Annie Jump Cannon was the daughter of a statesman and banker from Delaware, who sent her to college at Wellesley in Massachusetts. She was very interested in astronomy and took some advanced work at Wellesley by assisting the head of the observatory there. When she showed a lot of ability and promise, thanks to the Wellesley-Harvard connection, she went on to Radcliffe for graduate work and got a job at the observatory.

Catherine Wolfe Bruce, a wealthy woman with an interest in astronomy, wrote Pickering a check for $50,000 so he could build a large photographic telescope and install it in a southern observatory Harvard founded in Peru, near a town called Arequipa. When Miss Cannon was close to 60 years old, she finally got a chance to go down there to photograph. This involved climbing up and down ladders, moving heavy equipment, being up all night, and spending the days horseback riding or walking the five miles into the village and back. Her energy came from her enjoyment of her work.

The women at the observatory used fly spankers, which sound like something from 50 Shades of Grey. What is a fly spanker and how is it used?

[Laughs] It’s a little aid to identification: a small glass plate maybe one-by-three inches. On it are images of stars of different brightness. So if you’re looking at a photograph with 50,000 stars on it—not 50 shades of gray—and you want to be able to assess the brightness of the stars, it helps to have one of these handy little gizmos. It had a wire frame around it and a handle, so it looked just like a flyswatter! The joke was that it wasn’t a flyswatter; it was a fly spanker because it was so small it wouldn’t do a fly much damage.

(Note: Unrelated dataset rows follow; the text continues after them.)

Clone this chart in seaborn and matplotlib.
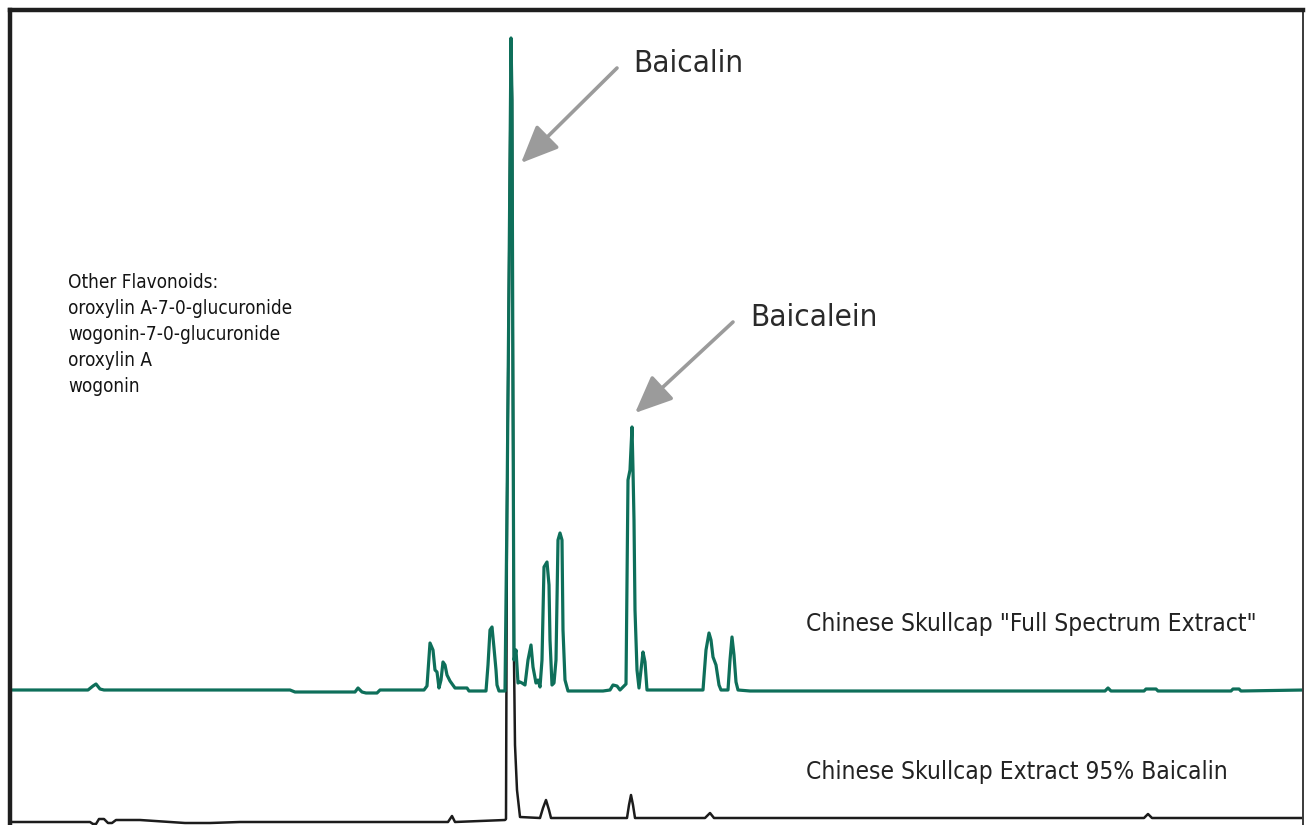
import matplotlib
matplotlib.use("Agg")
import matplotlib.pyplot as plt
import seaborn as sns
import pandas as pd

# ---- data (retention position, detector response above each trace's baseline) ----
full_time = [12, 88, 93, 96, 100, 104, 290, 295, 355, 358, 362, 366, 377, 380, 424, 427, 430, 433, 435,
             437, 439, 441, 443, 445, 447, 450, 455, 467, 469, 486, 488, 490, 492, 494, 496, 497, 499,
             505, 507, 509, 511, 512, 513, 514, 516, 518, 520, 522, 525, 528, 531, 533, 536, 538, 540,
             542, 544, 547, 549, 550, 552, 554, 556, 558, 560, 562, 563, 565, 568, 603, 610, 613, 617,
             620, 626, 628, 630, 632, 633, 634, 635, 637, 639, 641, 643, 645, 647, 703, 706, 709, 711,
             713, 716, 719, 721, 728, 730, 732, 734, 736, 738, 750, 1105, 1108, 1111, 1144, 1146, 1156,
             1158, 1231, 1233, 1239, 1241, 1304]
full_resp = [0, 0, 4, 6, 1, 0, 0, -2, -2, 2, -2, -3, -3, 0, 0, 4, 47, 40, 20,
             18, 2, 10, 28, 25, 15, 9, 2, 2, -1, -1, 25, 60, 63, 42, 20, 5, -1,
             -1, 180, 410, 652, 590, 290, 30, 40, 7, 8, 7, 5, 30, 45, 23, 7, 10, 3,
             30, 123, 128, 105, 50, 5, 7, 30, 150, 157, 150, 60, 10, -1, -1, 0, 5, 4,
             0, 6, 210, 220, 263, 220, 170, 80, 20, 2, 20, 38, 28, 0, 0, 40, 57, 50,
             33, 25, 5, 0, 0, 30, 53, 35, 8, 0, -1, -1, 2, -1, -1, 1, 1,
             -1, -1, 1, 1, -1, 0]

pure_time = [12, 90, 93, 96, 99, 104, 108, 112, 116, 140, 185, 210, 240, 448, 452, 455, 505, 506, 507,
             509, 511, 512, 513, 514, 515, 517, 520, 540, 543, 546, 549, 551, 627, 629, 631, 633, 635,
             705, 710, 714, 1144, 1148, 1152, 1304]
pure_resp = [-2, -2, -4, -4, 1, 1, -3, -3, 0, 0, -3, -3, -2, -2, 4, -2, 0, 1, 310,
             540, 780, 720, 420, 160, 75, 30, 3, 2, 12, 20, 10, 2, 2, 15, 25, 15, 2,
             2, 7, 2, 2, 6, 2, 2]

full_offset = 135
pure_offset = 5

trace_labels = ['Chinese Skullcap "Full Spectrum Extract"', 'Chinese Skullcap Extract 95% Baicalin']
peak_names = ["Baicalin", "Baicalein"]
other_flavonoids = ["Other Flavonoids:", "oroxylin A-7-0-glucuronide", "wogonin-7-0-glucuronide",
                    "oroxylin A", "wogonin"]

GREEN = "#0e6f5a"
BLACK = "#1c1c1c"
GRAY = "#9b9b9b"

sns.set_theme(style="white")
plt.rcParams["font.family"] = ["DejaVu Sans"]

fig = plt.figure(figsize=(13.06, 8.25), dpi=100)
W, H = 1306, 825
ax = fig.add_axes([9.5 / W, 0, (1303 - 9.5) / W, (H - 9.5) / H])

df_full = pd.DataFrame({"t": full_time, "signal": [r + full_offset for r in full_resp]})
df_pure = pd.DataFrame({"t": pure_time, "signal": [r + pure_offset for r in pure_resp]})

sns.lineplot(data=df_pure, x="t", y="signal", sort=False, estimator=None, color=BLACK, lw=1.8, ax=ax)
sns.lineplot(data=df_full, x="t", y="signal", sort=False, estimator=None, color=GREEN, lw=2.3, ax=ax)

ax.set_xlim(9.5, 1303)
ax.set_ylim(0, H - 9.5)
ax.set_xlabel("")
ax.set_ylabel("")
ax.set_xticks([])
ax.set_yticks([])
for side in ["top", "left"]:
    ax.spines[side].set_linewidth(3.2)
    ax.spines[side].set_color("#1e1e1e")
ax.spines["right"].set_linewidth(1.4)
ax.spines["right"].set_color("#3a3a3a")
ax.spines["bottom"].set_visible(False)

# peak annotations: arrows (tail -> head) and labels
arrow_specs = [((617, 757), (521, 662)), ((733, 503), (635, 412))]
label_pos = [(633, 762), (750, 507)]
for (tail, head), name, pos in zip(arrow_specs, peak_names, label_pos):
    ax.annotate("", xy=head, xytext=tail, textcoords="data",
                arrowprops=dict(arrowstyle="-|>,head_length=1.15,head_width=0.5",
                                color=GRAY, lw=2.6, shrinkA=0, shrinkB=0,
                                mutation_scale=20))
    ax.text(pos[0], pos[1], name, fontsize=22.5, fontstretch="condensed",
            color="#2a2a2a", va="center", ha="left")

ax.text(806, 201, trace_labels[0], fontsize=17.6, fontstretch="condensed", color="#222222",
        va="center", ha="left")
ax.text(806, 53, trace_labels[1], fontsize=17.6, fontstretch="condensed", color="#222222",
        va="center", ha="left")

for i, line in enumerate(other_flavonoids):
    ax.text(68, 543 - 26 * i, line, fontsize=13.6, fontstretch="condensed", color="#141414",
            va="center", ha="left")

fig.savefig("out.png", dpi=100)
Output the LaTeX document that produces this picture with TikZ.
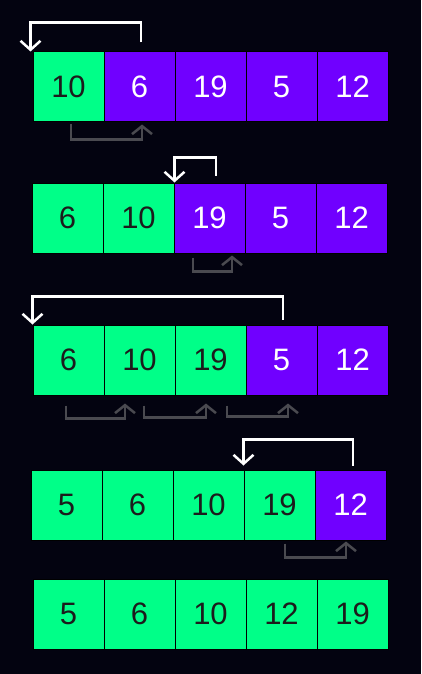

Scottish-born Williamina Paton Stevens Fleming had a difficult journey in life until she got to the observatory. Tell us a bit about her—and the challenges she faced.

She was a Scottish schoolteacher who married young and immigrated to the U.S., where she found herself without her husband and pregnant. She applied for a job at the observatory as a maid, but it soon became clear that she was highly intelligent. So Pickering put her to work in the observatory doing copying work and learning how to do calculations because she had a facility with mathematics. She was so grateful that when she went home to Scotland to have her baby she named it Edward Charles Pickering Fleming.

Pickering welcomed her back and gave her a full-time job. As soon as the photographic project was rolling, he put her in charge of analyzing the photographs and setting up the first classifications system, which was later expanded and improved upon by Annie Cannon. But Williamina Fleming was the first one to do it. Pickering published her catalogue of 10,000 stars, gave her complete credit, and she went on to be the first woman to hold a title at Harvard University: Curator of the Astro-Photographic Collection.

Did the women of the observatory have husbands and families? Were they allowed to work after they got married?

In the beginning, that was just not done. The feeling about higher education at the time was that it actually damaged women and made them unfit for childbirth. Pickering was out to show that was ridiculous. But if you got married, you left. In fact, Mrs. Fleming took over for a young woman who’d been working in the observatory and decided to marry. The whole attitude about women working was different.

That didn’t change until about the 1920s to 1930s. At that time most of the women already working at the observatory had married other astronomers, so it wasn’t so strange that everyone kept working. But the majority remained unmarried at the observatory for 40 to 50 years.

I was moved by the story of the Gaposchkin family during the 1940s—tell us about the observatory during World War II and the family's patriotic efforts.

Cecelia Payne was the first person to earn a doctoral degree in astronomy at Harvard because of Pickering and the fellowship money that was available for women. She stayed on, first as a postdoctoral fellow and then as an observer in the observatory. On her travels in Europe, she met a Russian astronomer, Segey Gaposchkin, who was living in Germany but had lost his job because he was under suspicion of being a Soviet spy. And he couldn’t go to his homeland, Russia, because the Russians thought he was a German spy. He begged her to help him get to America, and she did. She was British and had become an American citizen. So in 1934 they got married and by the time of World War II, he was also an American citizen.

The Payne-Gaposchkins often collaborated on projects at the observatory. They also had a farm with eggs, chickens, and meat that they delivered to the local market with a horse and buggy because of gasoline restrictions. They had three children themselves but were doing everything they could to support the war effort. They even took in a Japanese family at a time when, on the West Coast, Japanese people were being put in internment camps.

There was a global, inclusive attitude that pervaded the observatory. Astronomy has always been an international subject. You always needed people scattered around the world so that things could be observed at all hours and from all possible latitudes and longitudes. It’s always been a field that brought people from different cultures together.

What is the legacy of these women and how do you hope it can inspire young women today?

These women astronomers made great discoveries. Annie Cannon’s stellar classification, which is called the Henry Draper Catalogue, is still used today. Perhaps even more significant is the work of Henrietta Leavitt. Her discovery, the Period Luminosity Relation, was a means for measuring distances and was fundamental in determining the size of our galaxy and the fact that our galaxy is just one among many in the universe. All of those things are based on her discoveries. Astronomers have voted to change the name to the Levitt Law.

I hope this book will inspire young women and show that it’s nothing new. There have always been women who were good at math and science and there’s no shame in it! In fact, it can be a most rewarding kind of life.

This interview was edited for length and clarity.